Upaya tersebut bermanfaat untuk mendukung program pengembangan perikanan budidaya di Indonesia serta perbaikan pengelolaan lingkungan perairan yang berkelanjutan.
Pengembangan Alboom
Untuk diketahui, kerja sama SATREPS Mariculture tersebut didukung oleh delapan lembaga dari Jepang, termasuk Future University Hakodate dan sembilan institusi dari Indonesia.
Kerja sama tersebut mendapat dukungan dana hibah dari Japan International Cooperation Agency (JICA), Japan Science and Technology Agency (JST), serta pendanaan Anggaran Pendapatan dan Belanja Negara Indonesia (APBN) dari Kementerian Kelautan dan Perikanan.
Saat ini, program SATREPS Mariculture telah memasuki tahap akhir pengembangan sistem sensor real time.
Sistem sensor tersebut dapat berfungsi sebagai akuisisi data kualitas air dan cuaca untuk budidaya perikanan, prediksi stok ikan dan daerah penangkapan untuk perikanan tangkap, DSS Mariculture terintegrasi dengan sub DSS perikanan tangkap, serta aplikasi sistem peringatan dini HABs.
Sensor tersebut juga dapat berfungsi sebagai prediksi kematian ikan serta optimasi manajemen on farm dengan memanfaatkan teknologi internet of things (IoT), smart dashboard, aplikasi e-learning, dan training berbasis operasi open source OpenEdx.
Untuk mendukung pengembangan aplikasi Alboom tersebut, Pusriskan bekerja sama dengan PRI dan BRIN telah melaksanakan acara general lecture dan training workshop aplikasi teknologi informasi dan komunikasi (ICT) di sektor perikanan tentang Sistem Peringatan Dini untuk HABs pada Oktober 2021.
Kegiatan tersebut dilaksanakan untuk mendiseminasikan pemanfaatan ICT, khususnya untuk sistem peringatan dini HABs. Tak hanya itu, kegiatan ini juga melibatkan partisipasi masyarakat sebagai science citizen dalam upaya mitigasi HABs di Indonesia.
Pelaksana tugas (Plt) Kepala BRSDM Kusdiantoro menyampaikan, agar aplikasi Alboom dapat bermanfaat bagi masyarakat kelautan dan perikanan untuk tujuan pengelolaan berkelanjutan.
Pasalnya, pemahaman masyarakat mengenai bahaya HABs yang dapat berdampak pada kematian ikan masih rendah. Untuk itu, perlu adanya sosialisasi untuk menyebarluaskan informasi kepada masyarakat.

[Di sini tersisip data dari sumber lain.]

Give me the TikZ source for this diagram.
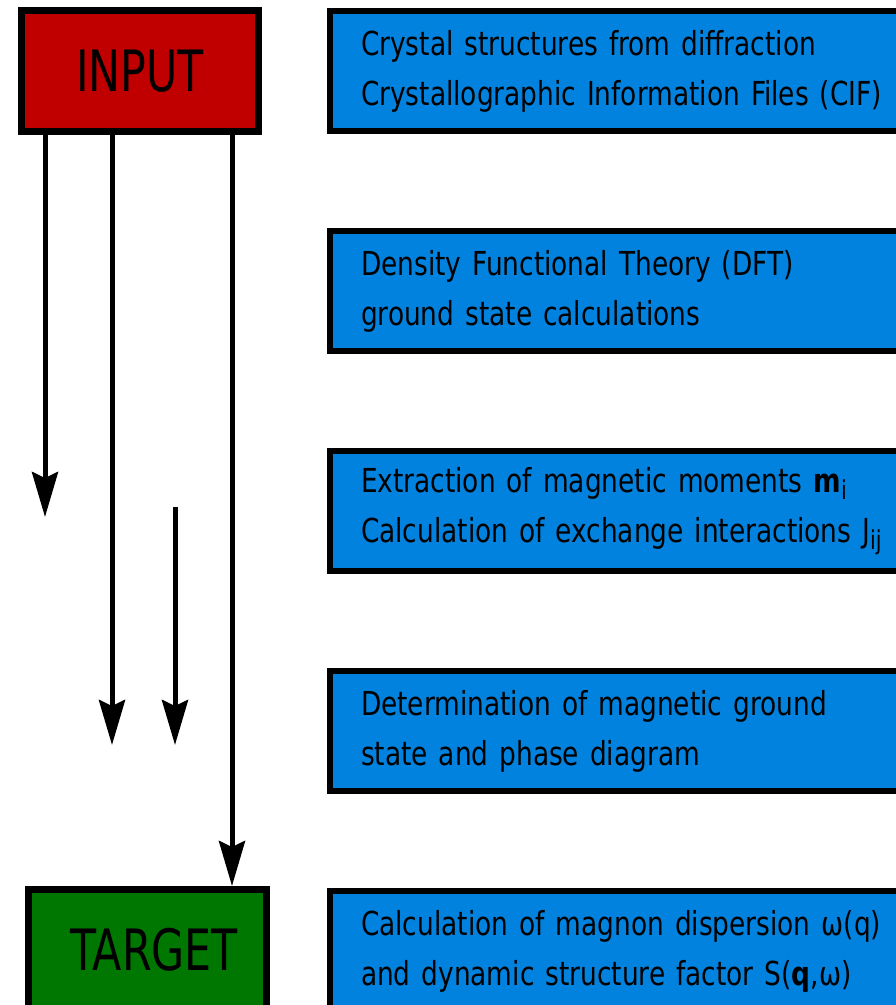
\documentclass[tikz,border=0pt]{standalone}
\usepackage{xcolor}
\usepackage{fontspec}
\setmainfont{DejaVu Sans}[FakeStretch=0.75]
\newfontfamily\stepfont{DejaVu Sans}[FakeStretch=0.8]
\usepackage{tikz}
\usetikzlibrary{positioning,arrows.meta}

\definecolor{inputred}{HTML}{C00000}
\definecolor{targetgreen}{HTML}{007700}
\definecolor{stepblue}{HTML}{0082DE}

\newcommand{\lowsub}[1]{\raisebox{-7pt}{\fontsize{26}{26}\selectfont #1}}

\begin{document}
\begin{tikzpicture}[
        x=1pt, y=1pt,
        endbox/.style={
            draw,
            line width=7pt,
            minimum width=237pt,
            minimum height=121pt,
            inner sep=0pt,
            font=\fontsize{57}{60}\selectfont
        },
        stepbox/.style={
            draw,
            line width=6pt,
            fill=stepblue,
            align=left,
            inner xsep=31pt,
            inner ysep=0pt,
            text width=560pt,
            minimum height=120pt,
            font=\stepfont\fontsize{33}{50}\selectfont
        },
        flow/.style={-{Stealth[length=45pt, width=26pt, inset=6pt]}, line width=5pt}
    ]
        \useasboundingbox (0,0) rectangle (896,-1005);
        \clip (0,0) rectangle (896,-1005);

        \node[endbox, fill=inputred, anchor=north west] (input) at (18,-7) {INPUT};

        \node[stepbox, anchor=north west] (cif) at (327,-8) {
            Crystal structures from diffraction\\
            Crystallographic Information Files (CIF)
        };

        \node[stepbox, below=94pt of cif] (dft) {
            Density Functional Theory (DFT)\\
            ground state calculations
        };

        \node[stepbox, below=94pt of dft] (exch) {
            Extraction of magnetic moments \textbf{m}\lowsub{i}\\
            Calculation of exchange interactions J\lowsub{ij}
        };

        \node[stepbox, below=94pt of exch] (ground) {
            Determination of magnetic ground\\
            state and phase diagram
        };

        \node[stepbox, below=94pt of ground] (magnon) {
            Calculation of magnon dispersion ω(q)\\
            and dynamic structure factor S(\textbf{q},ω)
        };

        \node[endbox, fill=targetgreen, anchor=north west, minimum width=238pt]
            (target) at (25,-886) {\hspace*{13pt}TARGET};

        \coordinate (tipa) at (45,-517);
        \coordinate (tipb) at (112,-745);
        \coordinate (starc) at (175,-507);
        \coordinate (tipc) at (175,-745);
        \coordinate (colt) at (232,0);

        \draw[flow] (input.south -| tipa) -- (tipa);
        \draw[flow] (input.south -| tipb) -- (tipb);
        \draw[flow] (starc) -- (tipc);
        \draw[flow] (input.south -| colt) -- (target.north -| colt);
    \end{tikzpicture}
\end{document}
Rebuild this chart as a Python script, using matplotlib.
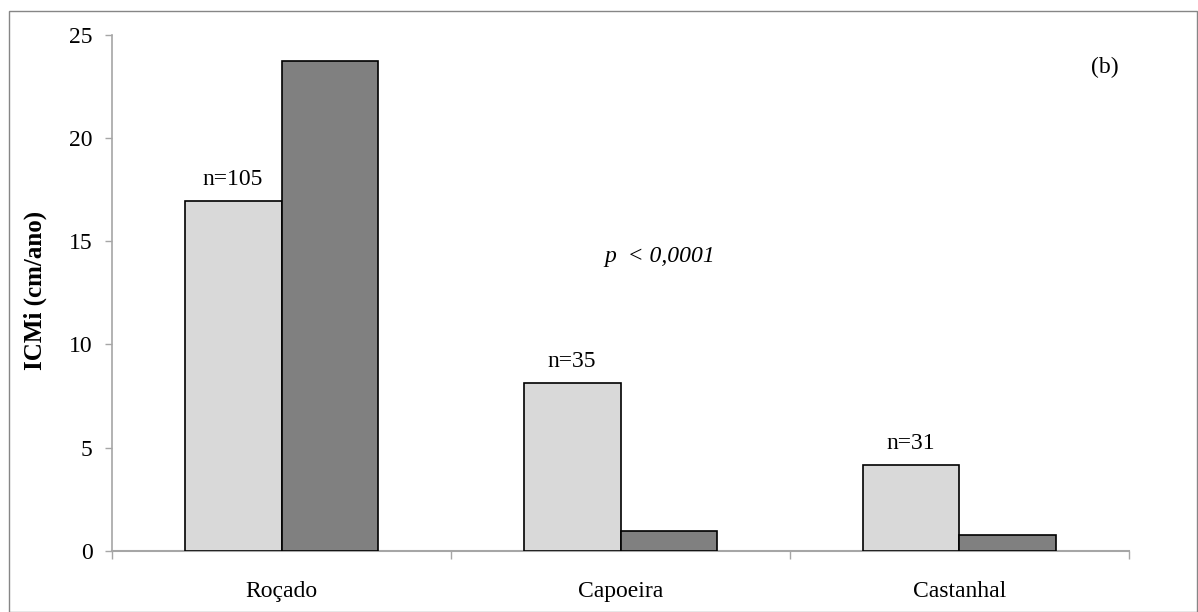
import matplotlib
matplotlib.use('Agg')
import matplotlib.pyplot as plt
from matplotlib.patches import Rectangle
import numpy as np

# values
areas = ['Roçado', 'Capoeira', 'Castanhal']
serie_clara = [16.95, 8.11, 4.15]
serie_escura = [23.72, 0.94, 0.76]
n_labels = ['n=105', 'n=35', 'n=31']
y_ticks = [0, 5, 10, 15, 20, 25]

plt.rcParams['font.family'] = ['Liberation Serif', 'DejaVu Serif']
fs = 17

fig = plt.figure(figsize=(11.98, 6.12), dpi=100)
ax = fig.add_axes([0.0935, 0.1002, 0.8489, 0.8426])

x = np.arange(len(areas))
w = 0.286  # excel gap width 150%

ax.bar(x - w / 2, serie_clara, w, color='#d9d9d9', edgecolor='black', linewidth=1.2, zorder=3)
ax.bar(x + w / 2, serie_escura, w, color='#808080', edgecolor='black', linewidth=1.2, zorder=3)

for xi, yi, lab in zip(x, serie_clara, n_labels):
	ax.text(xi - w / 2, yi + 0.55, lab, ha='center', va='bottom', fontsize=fs)

ax.text(1.116, 14.24, 'p  < 0,0001', fontsize=fs, ha='center', va='center', style='italic')
ax.text(2.43, 23.45, '(b)', fontsize=fs, ha='center', va='center')

ax.set_xlim(-0.5, 2.5)
ax.set_ylim(0, 25)
ax.set_yticks(y_ticks)
ax.set_xticks(x)
ax.set_xticklabels(areas)
ax.set_xticks([-0.5, 0.5, 1.5, 2.5], minor=True)

for s in ['top', 'right']:
	ax.spines[s].set_visible(False)
ax.spines['left'].set_color('#a6a6a6')
ax.spines['bottom'].set_color('#a6a6a6')
ax.spines['left'].set_linewidth(1.2)
ax.spines['bottom'].set_linewidth(1.5)

ax.tick_params(axis='y', length=5, width=1, color='#a6a6a6', labelsize=fs, pad=9)
ax.tick_params(axis='x', which='major', length=0, labelsize=fs, pad=22)
ax.tick_params(axis='x', which='minor', length=6, width=1, color='#a6a6a6')

fig.text(35 / 1198, 1 - 290 / 612, 'ICMi (cm/ano)', rotation=90, ha='center', va='center',
	fontsize=18, fontweight='bold')

# thin frame around the whole chart area
fig.add_artist(Rectangle((9 / 1198, 0.5 / 612), 1188 / 1198, 601 / 612, transform=fig.transFigure,
	fill=False, edgecolor='#868686', linewidth=1))

fig.savefig('out.png', dpi=100)
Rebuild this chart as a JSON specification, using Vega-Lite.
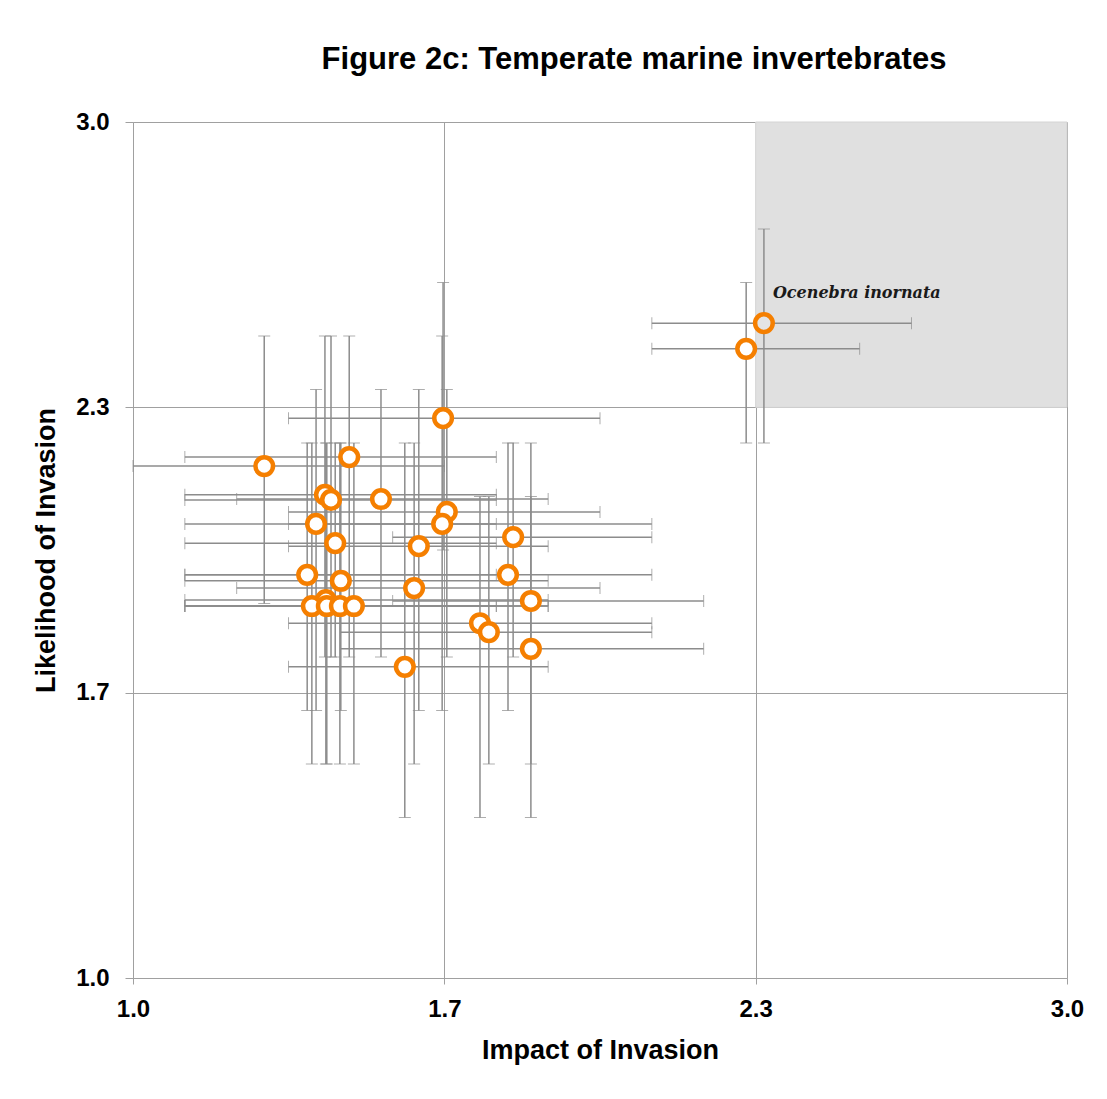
{
  "$schema": "https://vega.github.io/schema/vega-lite/v6.json",
  "width": 934,
  "height": 856,
  "autosize": {"type": "none"},
  "padding": {"left": 133, "top": 122, "right": 40, "bottom": 121},
  "background": "white",
  "config": {
    "view": {"stroke": null},
    "font": "Liberation Sans"
  },
  "title": {
    "text": "Figure 2c: Temperate marine invertebrates",
    "font": "Liberation Sans",
    "fontSize": 31,
    "fontWeight": "bold",
    "color": "#000000",
    "anchor": "middle",
    "dx": 34,
    "offset": 34
  },
  "datasets": {
    "zone": [{"x1": 2.33333, "x2": 3.0, "y1": 2.33333, "y2": 3.0}],
    "species": [
      {"label": "Ocenebra inornata", "impact": 2.351, "likelihood": 2.530, "ilo": 2.111, "ihi": 2.667, "llo": 2.25, "lhi": 2.75},
      {"label": "", "impact": 2.313, "likelihood": 2.470, "ilo": 2.111, "ihi": 2.556, "llo": 2.25, "lhi": 2.625},
      {"label": "", "impact": 1.664, "likelihood": 2.308, "ilo": 1.333, "ihi": 2.0, "llo": 2.0, "lhi": 2.625},
      {"label": "", "impact": 1.281, "likelihood": 2.196, "ilo": 1.0, "ihi": 1.667, "llo": 1.875, "lhi": 2.5},
      {"label": "", "impact": 1.463, "likelihood": 2.217, "ilo": 1.111, "ihi": 1.778, "llo": 1.75, "lhi": 2.5},
      {"label": "", "impact": 1.411, "likelihood": 2.129, "ilo": 1.111, "ihi": 1.778, "llo": 1.75, "lhi": 2.5},
      {"label": "", "impact": 1.424, "likelihood": 2.117, "ilo": 1.111, "ihi": 1.778, "llo": 1.75, "lhi": 2.5},
      {"label": "", "impact": 1.531, "likelihood": 2.119, "ilo": 1.222, "ihi": 1.889, "llo": 1.75, "lhi": 2.375},
      {"label": "", "impact": 1.392, "likelihood": 2.061, "ilo": 1.111, "ihi": 1.778, "llo": 1.625, "lhi": 2.375},
      {"label": "", "impact": 1.433, "likelihood": 2.016, "ilo": 1.111, "ihi": 1.778, "llo": 1.75, "lhi": 2.25},
      {"label": "", "impact": 1.672, "likelihood": 2.089, "ilo": 1.333, "ihi": 2.0, "llo": 1.75, "lhi": 2.375},
      {"label": "", "impact": 1.662, "likelihood": 2.061, "ilo": 1.333, "ihi": 2.111, "llo": 1.625, "lhi": 2.5},
      {"label": "", "impact": 1.612, "likelihood": 2.009, "ilo": 1.333, "ihi": 1.889, "llo": 1.625, "lhi": 2.375},
      {"label": "", "impact": 1.814, "likelihood": 2.030, "ilo": 1.556, "ihi": 2.111, "llo": 1.75, "lhi": 2.25},
      {"label": "", "impact": 1.373, "likelihood": 1.942, "ilo": 1.111, "ihi": 1.778, "llo": 1.625, "lhi": 2.25},
      {"label": "", "impact": 1.445, "likelihood": 1.928, "ilo": 1.111, "ihi": 1.889, "llo": 1.625, "lhi": 2.25},
      {"label": "", "impact": 1.602, "likelihood": 1.911, "ilo": 1.222, "ihi": 2.0, "llo": 1.5, "lhi": 2.25},
      {"label": "", "impact": 1.803, "likelihood": 1.942, "ilo": 1.111, "ihi": 2.111, "llo": 1.625, "lhi": 2.25},
      {"label": "", "impact": 1.852, "likelihood": 1.881, "ilo": 1.556, "ihi": 2.222, "llo": 1.5, "lhi": 2.25},
      {"label": "", "impact": 1.413, "likelihood": 1.883, "ilo": 1.111, "ihi": 1.889, "llo": 1.5, "lhi": 2.25},
      {"label": "", "impact": 1.383, "likelihood": 1.869, "ilo": 1.111, "ihi": 1.778, "llo": 1.5, "lhi": 2.25},
      {"label": "", "impact": 1.415, "likelihood": 1.869, "ilo": 1.111, "ihi": 1.778, "llo": 1.5, "lhi": 2.25},
      {"label": "", "impact": 1.443, "likelihood": 1.869, "ilo": 1.111, "ihi": 1.889, "llo": 1.5, "lhi": 2.25},
      {"label": "", "impact": 1.473, "likelihood": 1.869, "ilo": 1.111, "ihi": 1.889, "llo": 1.5, "lhi": 2.25},
      {"label": "", "impact": 1.743, "likelihood": 1.829, "ilo": 1.333, "ihi": 2.111, "llo": 1.375, "lhi": 2.125},
      {"label": "", "impact": 1.762, "likelihood": 1.808, "ilo": 1.444, "ihi": 2.111, "llo": 1.5, "lhi": 2.125},
      {"label": "", "impact": 1.852, "likelihood": 1.769, "ilo": 1.444, "ihi": 2.222, "llo": 1.375, "lhi": 2.125},
      {"label": "", "impact": 1.582, "likelihood": 1.727, "ilo": 1.333, "ihi": 1.889, "llo": 1.375, "lhi": 2.25}
    ]
  },
  "resolve": {"scale": {"x": "shared", "y": "shared"}},
  "layer": [
    {
      "data": {"name": "zone"},
      "mark": {"type": "rect", "fill": "#e0e0e0", "stroke": "#d4d4d4", "strokeWidth": 1},
      "encoding": {
        "x": {"field": "x1", "type": "quantitative", "scale": {"domain": [1, 3], "nice": false, "zero": false},
          "axis": {
            "title": "Impact of Invasion",
            "values": [1, 1.666667, 2.333333, 3],
            "format": ".1f",
            "labelFlush": false,
            "grid": true, "gridColor": "#a0a0a0", "gridWidth": 1,
            "domainColor": "#a0a0a0", "domainWidth": 1,
            "tickColor": "#a0a0a0", "tickSize": 6,
            "labelFont": "Liberation Sans", "labelFontSize": 24, "labelFontWeight": "bold", "labelColor": "#000000", "labelPadding": 13,
            "titleFont": "Liberation Sans", "titleFontSize": 27, "titleFontWeight": "bold", "titleColor": "#000000", "titlePadding": 16
          }},
        "x2": {"field": "x2"},
        "y": {"field": "y1", "type": "quantitative", "scale": {"domain": [1, 3], "nice": false, "zero": false},
          "axis": {
            "title": "Likelihood of Invasion",
            "values": [1, 1.666667, 2.333333, 3],
            "format": ".1f",
            "labelFlush": false,
            "grid": true, "gridColor": "#a0a0a0", "gridWidth": 1,
            "domainColor": "#a0a0a0", "domainWidth": 1,
            "tickColor": "#a0a0a0", "tickSize": 8,
            "labelFont": "Liberation Sans", "labelFontSize": 24, "labelFontWeight": "bold", "labelColor": "#000000", "labelPadding": 16,
            "titleFont": "Liberation Sans", "titleFontSize": 27, "titleFontWeight": "bold", "titleColor": "#000000", "titlePadding": 15
          }},
        "y2": {"field": "y2"}
      }
    },
    {
      "data": {"name": "species"},
      "mark": {"type": "errorbar", "ticks": {"size": 12, "color": "#8c8c8c", "strokeWidth": 1.5}, "rule": {"color": "#8c8c8c", "strokeWidth": 1.5}},
      "encoding": {
        "x": {"field": "ilo", "type": "quantitative", "title": "Impact of Invasion"},
        "x2": {"field": "ihi"},
        "y": {"field": "likelihood", "type": "quantitative", "title": "Likelihood of Invasion"}
      }
    },
    {
      "data": {"name": "species"},
      "mark": {"type": "errorbar", "ticks": {"size": 12, "color": "#8c8c8c", "strokeWidth": 1.5}, "rule": {"color": "#8c8c8c", "strokeWidth": 1.5}},
      "encoding": {
        "y": {"field": "llo", "type": "quantitative", "title": "Likelihood of Invasion"},
        "y2": {"field": "lhi"},
        "x": {"field": "impact", "type": "quantitative", "title": "Impact of Invasion"}
      }
    },
    {
      "data": {"name": "species"},
      "mark": {"type": "point", "shape": "circle", "filled": false, "size": 310, "strokeWidth": 4.5, "stroke": "#f57f00", "opacity": 1},
      "encoding": {
        "x": {"field": "impact", "type": "quantitative", "title": "Impact of Invasion"},
        "y": {"field": "likelihood", "type": "quantitative", "title": "Likelihood of Invasion"},
        "fill": {"condition": {"test": "datum.label != ''", "value": "#e4e4e4"}, "value": "#ffffff"},
        "fillOpacity": {"value": 1}
      }
    },
    {
      "data": {"name": "species"},
      "transform": [{"filter": "datum.label != ''"}],
      "mark": {"type": "text", "align": "left", "baseline": "alphabetic", "dx": 9, "dy": -25, "font": "DejaVu Serif", "fontSize": 16, "fontStyle": "italic", "fontWeight": "bold", "color": "#1a1a1a"},
      "encoding": {
        "x": {"field": "impact", "type": "quantitative", "title": "Impact of Invasion"},
        "y": {"field": "likelihood", "type": "quantitative", "title": "Likelihood of Invasion"},
        "text": {"field": "label"}
      }
    }
  ]
}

Kusdiantoro menambahkan bahwa dengan teknologi, optimalisasi sumber daya ikan dapat terlaksana dengan baik. Hal ini sejalan dengan program prioritas Kementerian Kelautan dan Perikanan ( KKP) yang digaungkan Menteri Sakti Wahyu Trenggono.
Salah satu program tersebut adalah penerapan kebijakan penangkapan ikan terukur di setiap Wilayah Pengelolaan Perikanan Negara Republik Indonesia (WPPNRI).
"Tujuannya, untuk keberlanjutan ekologi, peningkatan kesejahteraan nelayan, dan peningkatan Penerimaan Negara Bukan Pajak (PNBP) yang berkontribusi pada pertumbuhan ekonomi nasional,” kata Kusdiantoro dalam siaran tertulis yang diterima Kompas.com, Sabtu (6/11/2021).
KKP, lanjut Kusdiantoro, juga memiliki program pengembangan budidaya perikanan untuk peningkatan ekspor yang didukung hasil riset kelautan dan perikanan.
Dari program tersebut, terdapat empat komoditas unggulan di pasar global, yakni udang, lobster, kepiting dan rumput laut.
Program prioritas KKP selanjutnya adalah pembangunan kampung perikanan budidaya berbasis kearifan lokal di perairan tawar, payau, dan laut. Program ini bertujuan sebagai pengentasan kemiskinan dan menjaga keberlanjutan ikan-ikan lokal, khususnya yang bernilai ekonomi tinggi.
“Hal tersebut juga sejalan dengan pengelolaan kelautan dan perikanan berbasis ekonomi biru yang mengedepankan keberlanjutan dan menjaga laut tetap sehat. Dengan demikian, kegiatan kelautan dan perikanan dapat melalukan secara berkelanjutan,” tuturnya.
Kusdiantoro berharap, seluruh lapisan masyarakat kelautan dan perikanan dapat berperan aktif dalam memperkuat upaya mitigasi kejadian HABs di pesisir, khususnya di subsektor perikanan budidaya dan perikanan tangkap.
“Caranya, dengan berpartisipasi dalam pengembangan dan pembangunan basis data kejadian HABs di Indonesia melalui aplikasi Alboom,” katanya.